Climate change, not too incidentally, used to strictly be called global warming. But as the USA Today article noted, political strategist Frank Luntz in a memo “advised the George W. Bush administration to refer to ‘climate change’ rather than ‘global warming’ because it was ‘less frightening’ than the phrase ‘global warming.’” Bush took his advice.

My first journalism on the issue occurred in 1997 with a TV program I hosted interviewing Ross Gelbspan on his then just-published book “The Heat Is On: The Climate Crisis, The Cover-up, The Prescription.” Gelbspan was a reporter and editor at newspapers including The Washington Post, Village Voice and Boston Globe.

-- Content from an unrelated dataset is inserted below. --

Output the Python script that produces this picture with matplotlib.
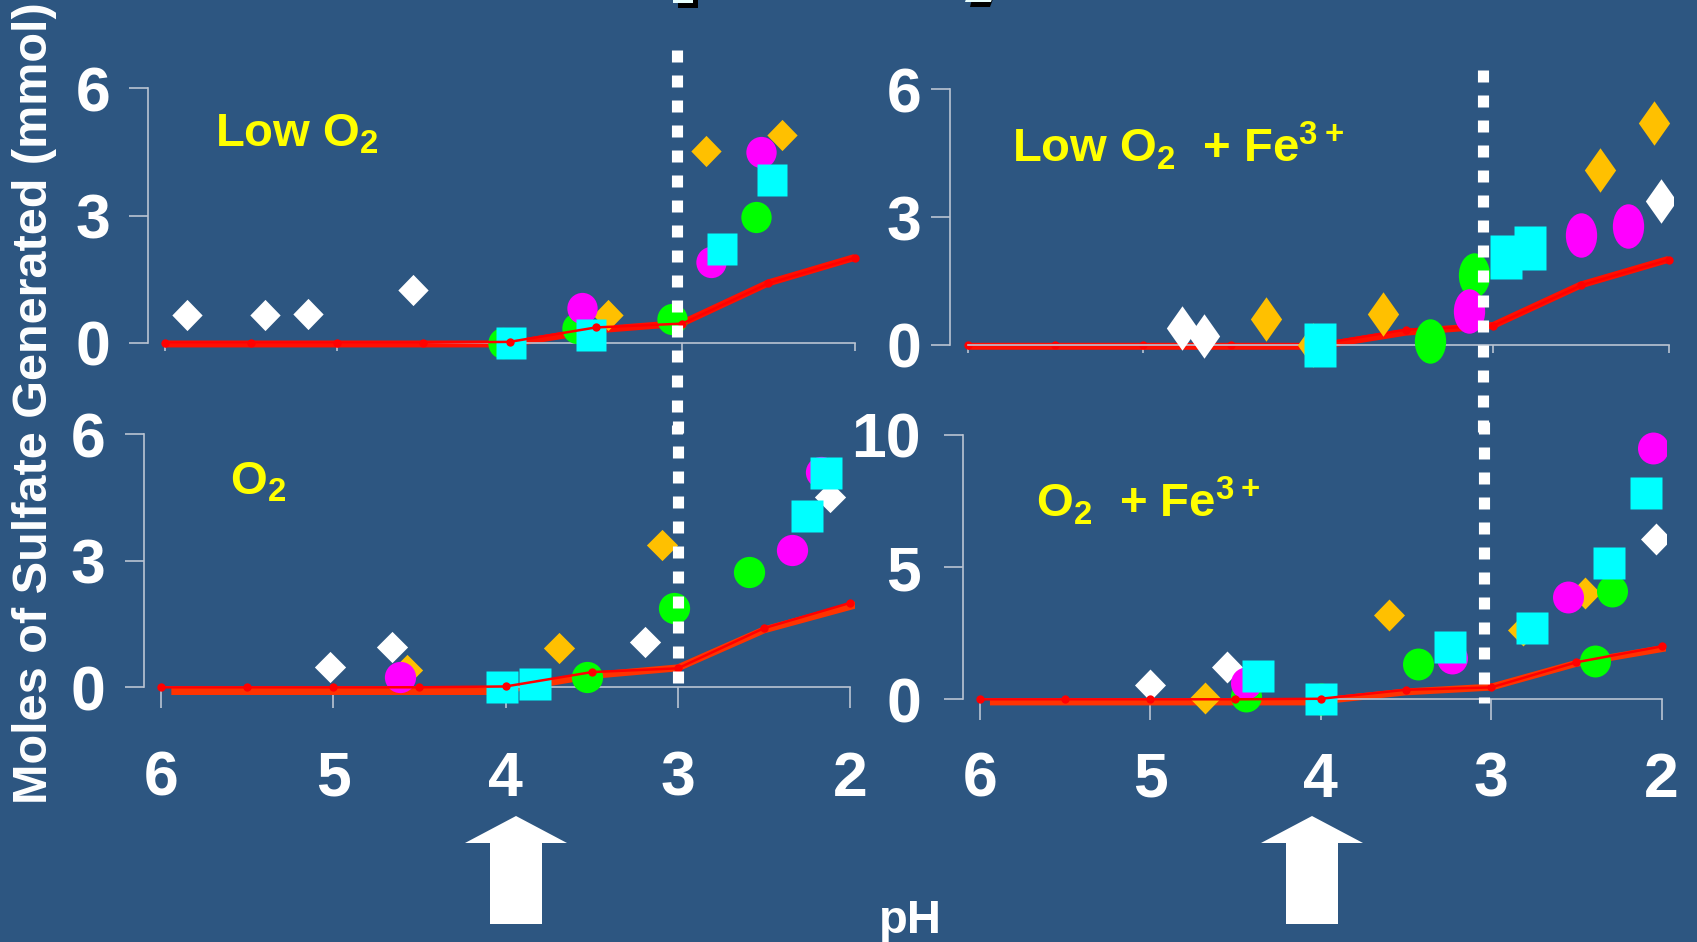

The summary of the work by Basic Books, its publisher, said: “This book not only brings home the imminence of climate change but also examines the campaign of deception by big coal and big oil that is keeping the issue off the public agenda. It examines the various arenas in which the battle for control of the issue is being fought — a battle with surprising political alliances and relentless obstructionism.”

Gelbspan, a Pulitzer Prize winner, passed away this past January.

These days the heat is very much on.